Flicked Off: "The Road"

THE ROADSES

So, as you know, due to all the jokes and stuff about it, The Road was a book about a guy and his kid who are heading south in a hideous post-apocalytpic United States, in the hopes-one sort of gathers-that if there won’t be food and maybe some still-living trees there that maybe at least it will be vaguely warm down there. Nuclear (or whatever) winter kills! So do people, who are the only food left, which is why this is a perfect movie for Thanksgiving release. So this very spare book became a movie, and it is very rare that a popular movie can be as equally spare as a spare book, and that is the case with this, where the movie becomes movie-like. It becomes cinematical. This is not all terrible. John Hillcoat, who directed The Proposition, which, it must be remembered, was an pre-apocalyptic nightmare of a film, which is to say, an Australian historical film, that was produced by, among others, Tina Brown’s brother Chris, and so he can strike a balance between austerity and exciting movie-ness. Nick Cave wrote that very excellent screenplay for The Proposition, and also did its quite great soundtrack, along with his regular collaborator Warren Ellis, who actually is Australian. Cave and Hillcoat are now at work on a screenplay for The Wettest Country in the World, which is a fictionalized true-life book about bootleggers in Virginia. But, despite their devotion to each other, Nick Cave is where The Road goes terribly wrong.

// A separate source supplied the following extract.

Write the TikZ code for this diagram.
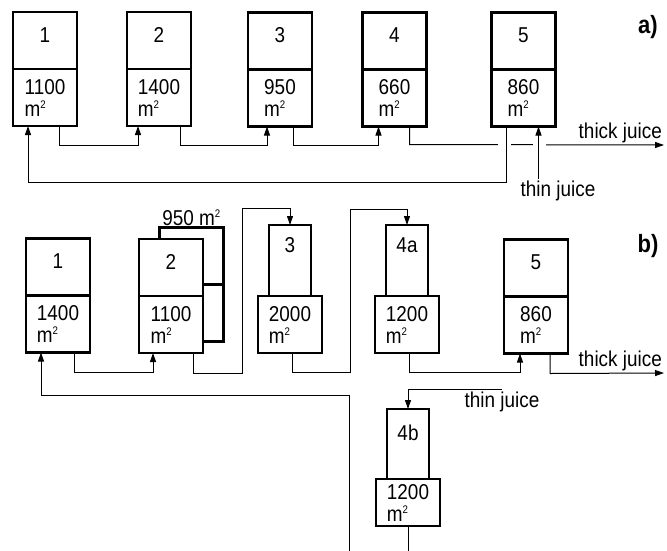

The soundtrack could not be more terrible. I say this as a long-time devotee of Nick Cave. He is a musical hero. My love for him endures all manner of records, but three of his four records in the 00’s are just fantastic and the fourth ain’t bad. This miserable soundtrack though is sweeping where it should be meditative; it is tinkly and plinky with piano meanderings where it should be authoritative; it is abstract where it should direct; it is annoying and grating and absurdly repetitive throughout. I despised it. If this soundtrack were a pigeon, I would bite its head off on some stage. It was terribly, terribly bad!

That the script escapes criticism is a lucky thing for its writer, Joe Penhall, the English playwright for whom this is the first big Hollywood break. Certain liberties must be taken! And hence we have the appearance of the boy’s mother, the man’s wife, who is not a figure in the book because she was way already dead. This extra material is actually handled as well as anyone could ever expect!

Obviously, Viggo Mortensen, the star of this here puppy, is exceptionally good. I mean, when has he been bad? Never that is when. I mean, he was good in GI Jane, so what do you expect. He is also extremely emaciated. (Again.)

A large part of your issue with this movie, I expect, besides the despicable, ruinous, hateful soundtrack, is whether you can deal with children and their constant whining. If you have a child, you will probably love this movie! If you dislike children, well, this is pretty much like watching Mame or Annie for you. You will be thinking, “Oh, just leave the child to DIE ALREADY.” So there’s that whole issue. The child in question is relatively inoffensive as children go but of course he blubbers quite a bit and does annoying things, which I suppose is in keeping with how children are in real life, apocalypse or no.